Un viejo proverbio africano dice que “un árbol que cae hace más ruido que mil árboles que crecen”. Se puede aplicar, sin duda, a la situación de los sacerdotes católicos. Por desgracia hay árboles que caen y los medios de comunicación hostiles a la Iglesia amplifican el ruido que provoca su desmoronamiento. Pero son muchísimos más los que están trabajando calladamente, con frecuencia hasta la extenuación y de la manera más silenciosa y humilde posible, en las parroquias o en tantos lugares donde se lleva a cabo la obra evangelizadora de la Iglesia; sobre estos no se dice nada y pocos les prestan atención; incluso si alguno, después de años de servicio, tuviera una caída sólo sería noticia por el mal que ha hecho y no por todo el bien que hizo. Naturalmente que todo esto forma parte del programa de ataque a la Iglesia, del desprestigio que se quiere arrojar sobre ella para que no incomode a los poderosos con su oposición a la corrupción, a la injusticia, a las matanzas de inocentes mediante el aborto y en general a la cultura de la muerte que nos avasalla.

Ahora bien, la cuestión no es tanto lo que hacen nuestros enemigos, sino lo que hacemos nosotros, los propios católicos. ¿Valoramos a nuestros sacerdotes? Es cierto que, como seres humanos, tienen defectos pero ¿acaso no los tienen los laicos? Es verdad que deben ser santos porque reflejan de un modo especial el rostro de Cristo, pero ¿no se les debe aplicar a ellos el don de la divina misericordia que el Señor otorga a todos sus hijos mientras luchan por la santidad? ¿Se podrían encontrar profesionales que se dedicaran, renunciando a tener familia propia, a una causa por mil euros al mes –en el caso de España, que en muchísimos sitios no llega a eso ni de lejos- si no fuera por amor a Dios? ¿Lo harían los que critican a los sacerdotes?

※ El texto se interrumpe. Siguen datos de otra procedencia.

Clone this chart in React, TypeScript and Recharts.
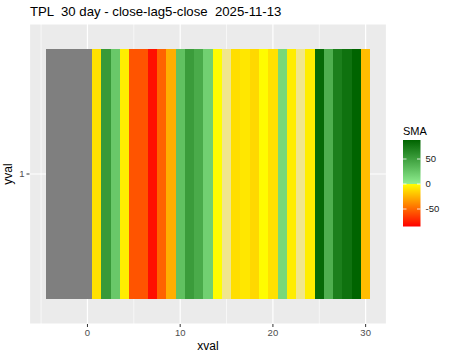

Y si nos fijamos en un sector de ellos que tiene particular importancia, el de los misioneros, el asombro ante lo que hacen debería llevarnos no sólo a volcar nuestros bolsillos para darles la más que merecida ayuda que necesitan, sino a rezar intensamente por estos héroes de la generosidad, del amor a Dios y al prójimo. En condiciones que nadie aceptaría ni por grandes cantidades de dinero, están viviendo ellos, con la única esperanza puesta en llevar el consuelo de Cristo a esas amplias multitudes abandonadas por los poderosos que atacan a la Iglesia; su alegría es llenar un estómago vacío e iluminar con la fe un alma oscurecida por la depresión, el abandono, la desesperación.

Si nosotros, católicos, no valoramos a nuestros sacerdotes y en especial a los misioneros, es que no los merecemos. Y si no los merecemos, no los tendremos. Entonces, cuando no existan, cuando haya que recorrer cientos de kilómetros para encontrar a uno con el que confesarse o que nos pueda dar la comunión, quizá miremos para atrás y digamos: qué torpes fuimos y qué listos nuestros enemigos. Nos hicieron fijarnos en el ruido del árbol que caía y nos impidieron ver los cientos de árboles que crecían; ahora ya no cae ninguno porque hace mucho que los otros dejaron de crecer debido a que no fuimos capaces de defenderlos.